Old Easter Island genomes show no sign of a population collapse
(arstechnica.com)
from fossilesque@mander.xyz to archaeology@mander.xyz on 12 Sep 2024 18:40
https://mander.xyz/post/17977199
from fossilesque@mander.xyz to archaeology@mander.xyz on 12 Sep 2024 18:40
https://mander.xyz/post/17977199
Every day, my distaste for Jared Diamond ages like a fine wine.
threaded - newest
This aligns with the idea that Rapa Nui was the stepping stone via which Polynesians and Native Americans made contact, traded crops, and had kids together. I wonder if there was ever a minority NA population on the island alongside Polynesians or if it was just occasional mixed kids raised fully Polynesian.
That’s an interesting hypothesis and definitively worth checking, but I personally find unlikely that Rapa Nui had any sort of meaningful (in numbers) Native American minority - there’s practically no material pressure to do so.
It was a similar distance from there to the nearest Polynesian island, and we know they maintained contact and trade that direction. South America would’ve offered entirely unique trade goods, so I don’t think it’s out of the question at all. These were history’s greatest sailors and navigators, after all.
Certainly 10% DNA admixture requires more than just a few small interactions.
I do think that it was more than just a few small interactions, but I don’t think that they happened in Rapa Nui island, or that they got the chance to develop an Amerindian minority there. I think that, instead, the Polynesians had small coastal settlements here in South America, used for trade.
So those 10% admixture would be like in your other hypothesis - mixed kids raised Polynesian.

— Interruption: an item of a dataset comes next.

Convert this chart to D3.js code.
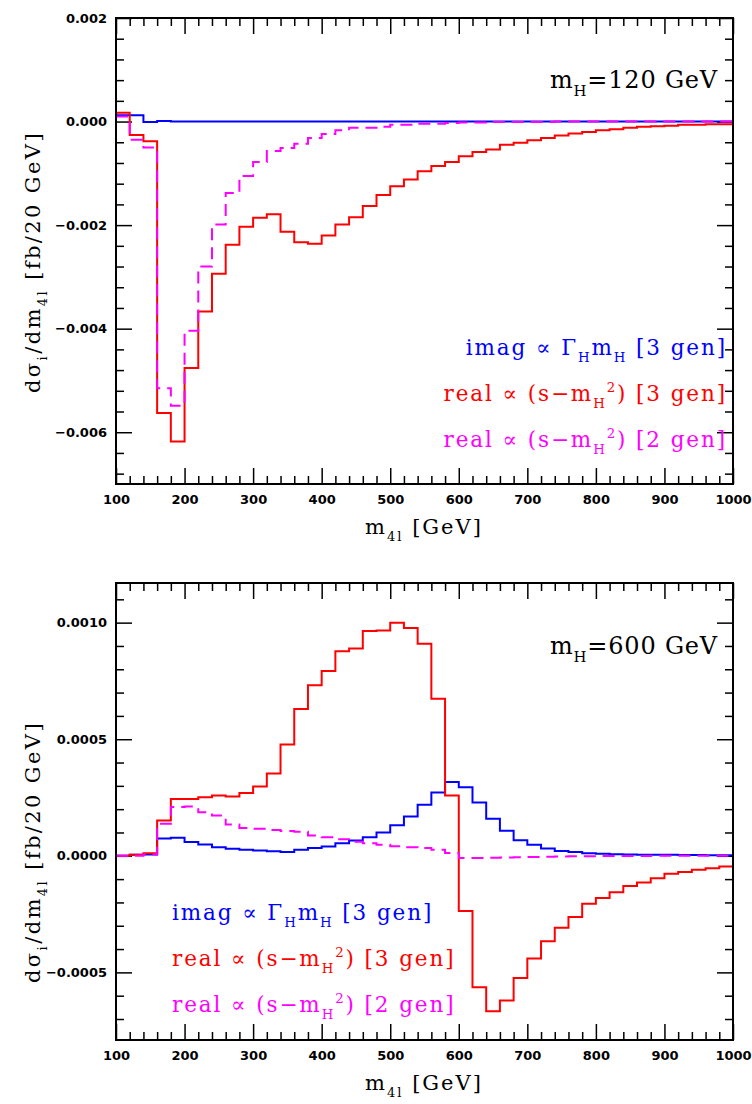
<!DOCTYPE html>
<html><head><meta charset="utf-8">
<script src="https://cdn.jsdelivr.net/npm/d3@7"></script>
<style>body{margin:0;background:#fff}</style></head>
<body>
<svg id="c" width="752" height="1104"></svg>
<script>
// bin lower edges (GeV), 20 GeV bins from 100 to 1000
const binEdges = [100,120,140,160,180,200,220,240,260,280,300,320,340,360,380,400,420,440,460,480,
                  500,520,540,560,580,600,620,640,660,680,700,720,740,760,780,800,820,840,860,880,
                  900,920,940,960,980];
const xMax = 1000;
const xMajorTicks = [100,200,300,400,500,600,700,800,900,1000];

// values in units of 1e-3 fb/20 GeV
// --- mH = 120 GeV ---
const imag120 = [0.12,0.12,-0.01,0.01,0,0,0,0,0,0,0,0,0,0,0,0,0,0,0,0,
                 0,0,0,0,0,0,0,0,0,0,0,0,0,0,0,0,0,0,0,0,0,0,0,0,0];
const real3gen120 = [0.17,-0.26,-0.38,-5.63,-6.18,-4.76,-3.67,-2.94,-2.38,-2.03,-1.86,-1.79,-2.13,-2.33,-2.36,-2.20,-1.99,-1.85,-1.63,-1.42,
                     -1.25,-1.12,-0.96,-0.86,-0.78,-0.67,-0.59,-0.54,-0.45,-0.41,-0.36,-0.32,-0.27,-0.23,-0.20,-0.17,-0.15,-0.12,-0.10,-0.09,
                     -0.08,-0.06,-0.06,-0.05,-0.05];
const real2gen120 = [0.10,-0.35,-0.50,-5.15,-5.49,-4.04,-2.80,-1.99,-1.38,-1.05,-0.78,-0.57,-0.51,-0.43,-0.32,-0.24,-0.17,-0.12,-0.12,-0.10,
                     -0.06,-0.06,-0.04,-0.04,-0.03,-0.02,-0.02,-0.01,-0.01,-0.01,-0.01,-0.01,0,0,0,0,0,0,0,0,
                     0,0,0,0,0];
// --- mH = 600 GeV ---
const imag600 = [0,0.004,0.006,0.074,0.077,0.059,0.049,0.037,0.030,0.026,0.023,0.019,0.016,0.026,0.033,0.040,0.054,0.066,0.080,0.100,
                 0.131,0.169,0.219,0.271,0.316,0.294,0.229,0.159,0.107,0.067,0.047,0.031,0.021,0.016,0.011,0.009,0.007,0.006,0.005,0.004,
                 0.004,0.003,0.003,0.002,0.002];
const real3gen600 = [0,0.005,0.011,0.151,0.244,0.244,0.251,0.259,0.254,0.269,0.297,0.353,0.477,0.630,0.731,0.793,0.877,0.889,0.964,0.966,
                     0.999,0.977,0.909,0.674,0.259,-0.237,-0.564,-0.667,-0.621,-0.524,-0.440,-0.367,-0.309,-0.263,-0.206,-0.181,-0.156,-0.130,-0.114,-0.096,
                     -0.077,-0.069,-0.060,-0.053,-0.046];
const real2gen600 = [0,0,0.006,0.137,0.209,0.211,0.187,0.173,0.134,0.119,0.116,0.111,0.106,0.103,0.087,0.080,0.071,0.060,0.054,0.047,
                     0.041,0.037,0.033,0.026,0.012,-0.009,-0.009,-0.008,-0.007,-0.006,-0.005,-0.004,-0.003,-0.002,-0.002,-0.001,-0.001,-0.001,-0.001,0,
                     0,0,0,0,0];

const yMajor120 = [2,0,-2,-4,-6];
const yMinor120 = [1.6,1.2,0.8,0.4,-0.4,-0.8,-1.2,-1.6,-2.4,-2.8,-3.2,-3.6,-4.4,-4.8,-5.2,-5.6,-6.4,-6.8];
const yMajor600 = [1.0,0.5,0,-0.5];
const yMinor600 = [1.1,0.9,0.8,0.7,0.6,0.4,0.3,0.2,0.1,-0.1,-0.2,-0.3,-0.4,-0.6,-0.7];

const svg = d3.select('#c');
const serif = "'DejaVu Serif', serif";
const sans = "'DejaVu Sans', sans-serif";

function rich(text, parts, size) {
  let shift = 0;
  parts.forEach(([t, m]) => {
    const target = m === 'sub' ? size*0.32 : m === 'sup' ? -size*0.42 : 0;
    const ts = text.append('tspan').attr('dy', target - shift).text(t);
    if (m) ts.attr('font-size', size*0.62);
    shift = target;
  });
}

function panel(cfg) {
  const L = 116, R = 733;
  const x = d3.scaleLinear().domain([100, 1000]).range([L, R]);
  const y = d3.scaleLinear().domain(cfg.yDomain).range([cfg.bottom, cfg.top]);
  const g = svg.append('g');
  const xMinor = d3.range(100, 1001, 20).filter(v => v % 100 !== 0);

  function ax(axis, tx, ty, vals, size, fmt, pad) {
    const a = g.append('g').attr('transform', `translate(${tx},${ty})`)
      .call(axis.tickValues(vals).tickSizeInner(-size).tickSizeOuter(0).tickPadding(pad||0).tickFormat(fmt || (() => '')));
    a.select('.domain').remove();
    a.selectAll('line').attr('stroke', '#000').attr('stroke-width', 1.5);
    a.selectAll('text').attr('font-family', sans).attr('font-weight', 'bold').attr('font-size', 13).attr('fill', '#000');
    return a;
  }
  ax(d3.axisBottom(x), 0, cfg.bottom, xMajorTicks, 16, d => d, 11);
  ax(d3.axisBottom(x), 0, cfg.bottom, xMinor, 8);
  ax(d3.axisTop(x), 0, cfg.top, xMajorTicks, 16);
  ax(d3.axisTop(x), 0, cfg.top, xMinor, 8);
  ax(d3.axisLeft(y), L, 0, cfg.yMajor, 16, cfg.fmt, 9);
  ax(d3.axisLeft(y), L, 0, cfg.yMinor, 8);
  ax(d3.axisRight(y), R, 0, cfg.yMajor, 16);
  ax(d3.axisRight(y), R, 0, cfg.yMinor, 8);

  const clipId = 'clip' + cfg.top;
  g.append('clipPath').attr('id', clipId).append('rect')
    .attr('x', L).attr('y', cfg.top).attr('width', R - L).attr('height', cfg.bottom - cfg.top);

  const line = d3.line().x(d => x(d[0])).y(d => y(d[1])).curve(d3.curveStepAfter);
  cfg.series.forEach(s => {
    const pts = binEdges.map((e, i) => [e, s.values[i]]);
    pts.push([xMax, s.values[s.values.length - 1]]);
    g.append('path').attr('d', line(pts)).attr('fill', 'none')
      .attr('stroke', s.color).attr('stroke-width', 2)
      .attr('stroke-dasharray', s.dash || null)
      .attr('clip-path', `url(#${clipId})`);
  });

  g.append('rect').attr('x', L).attr('y', cfg.top).attr('width', R - L).attr('height', cfg.bottom - cfg.top)
    .attr('fill', 'none').attr('stroke', '#000').attr('stroke-width', 2);

  // x title
  const xt = g.append('text').attr('x', 424).attr('y', cfg.bottom + 50).attr('text-anchor', 'middle')
    .attr('font-family', serif).attr('font-size', 21).attr('letter-spacing', 2).attr('fill', '#000');
  rich(xt, [['m', 0], ['4l', 'sub'], [' [GeV]', 0]], 21);

  // y title
  const yt = g.append('text').attr('transform', `translate(40,${cfg.yTitleY}) rotate(-90)`)
    .attr('text-anchor', 'middle').attr('font-family', serif).attr('font-size', 21)
    .attr('letter-spacing', 2.4).attr('fill', '#000');
  rich(yt, [['dσ', 0], ['i', 'sub'], ['/dm', 0], ['4l', 'sub'], [' [fb/20 GeV]', 0]], 21);

  // mass label
  const ml = g.append('text').attr('x', 718).attr('y', cfg.labelY).attr('text-anchor', 'end')
    .attr('font-family', serif).attr('font-size', 24).attr('letter-spacing', 0.8).attr('fill', '#000');
  rich(ml, [['m', 0], ['H', 'sub'], ['=' + cfg.mass + ' GeV', 0]], 24);

  // legend
  const lg = [
    {c: '#0000ff', p: [['imag ∝ Γ', 0], ['H', 'sub'], ['m', 0], ['H', 'sub'], [' [3 gen]', 0]]},
    {c: '#ff0000', p: [['real ∝ (s−m', 0], ['H', 'sub'], ['2', 'sup'], [') [3 gen]', 0]]},
    {c: '#ff00ff', p: [['real ∝ (s−m', 0], ['H', 'sub'], ['2', 'sup'], [') [2 gen]', 0]]}
  ];
  lg.forEach((l, i) => {
    const t = g.append('text').attr('x', cfg.legX).attr('y', cfg.legY + i * cfg.legDy)
      .attr('text-anchor', cfg.legAnchor).attr('font-family', serif).attr('font-size', 21.5)
      .attr('letter-spacing', 1.9).attr('fill', l.c);
    rich(t, l.p, 21.5);
  });
}

panel({
  top: 18, bottom: 484, yDomain: [-7, 2], yMajor: yMajor120, yMinor: yMinor120,
  fmt: d => (d === 0 ? '0.000' : (d < 0 ? '−' : '') + Math.abs(d * 1e-3).toFixed(3)),
  yTitleY: 262, labelY: 88, mass: 120,
  legX: 727, legY: 355, legDy: 46, legAnchor: 'end',
  series: [
    {values: imag120, color: '#0000ff'},
    {values: real3gen120, color: '#ff0000'},
    {values: real2gen120, color: '#ff00ff', dash: '12,7'}
  ]
});
panel({
  top: 583, bottom: 1040, yDomain: [-0.79, 1.17], yMajor: yMajor600, yMinor: yMinor600,
  fmt: d => (d === 0 ? '0.0000' : (d < 0 ? '−' : '') + Math.abs(d * 1e-3).toFixed(4)),
  yTitleY: 852, labelY: 654, mass: 600,
  legX: 172, legY: 920, legDy: 46, legAnchor: 'start',
  series: [
    {values: imag600, color: '#0000ff'},
    {values: real3gen600, color: '#ff0000'},
    {values: real2gen600, color: '#ff00ff', dash: '12,7'}
  ]
});
</script>
</body></html>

The key is that what you said is true for the Polynesians, but not for the Amerindians - from the Polynesians’ PoV the Amerindians were a big cluster of potential trading partners with exotic resources, but from the Amerindians’ PoV it was just a small island in the middle of nowhere, that could be only safely reached by knowing how to navigate the oceans - and at least Andean Amerindians likely didn’t know how to do it, as they were way more focused on land-based tech (terrace farming, road building, freeze-drying…).
That makes a lot of sense! Agreed that that’s more likely. Though those settlements would’ve been pretty transient and/or small since we have nothing in the archaeological record. And no pigs.
It’s tempting to look for potential vocab exchange between Rapa Nui and (Quechua and Aymara). That could help dating the exchange with the Andes, as the lexicon stops following the lender’s sound changes to follow the borrower’s instead.
(Polynesian syllabic structure and small phonemic stock make this extra tricky though. For example, Classical Quechua /s ʂ h/ would probably end all merged into /h/, and you’d see multiple epenthetic vowels popping up.)
Even then I wouldn’t be surprised if they contacted the folks up south, like the Mapuche. Specially as I don’t expect the landing spot from a Rapa Nui → South America to be the best spot to start the opposite travel, due to sea currents.
It seems likely that the Polynesian word(s) for sweet potato is a direct borrowing from Quecha. Beyond that I don’t think there’s accepted evidence for vocabulary exchange.
I gave it a check. It’s hard to take a lot of conclusions from a single word, but
This got to be at least two instances of borrowing, since either Rapa Nui picked another variant of the word to borrow or solved the issue with the ending consonant in a different way (by eliding it instead of adding a new vowel).
The Hawaiian cognate underwent /k/→/ʔ/ (spelled ʻ), so it’s probably really old.
Based on that, if I had to take a guess: Polynesians contacted the Amerindians multiple times across the centuries, and it was kind of a big deal for Rapa Nui ones. Sadly a better analysis would need a bigger lexicon than a single word.
Check out the podcast Fall Of Civilization episode on Rapa Nui.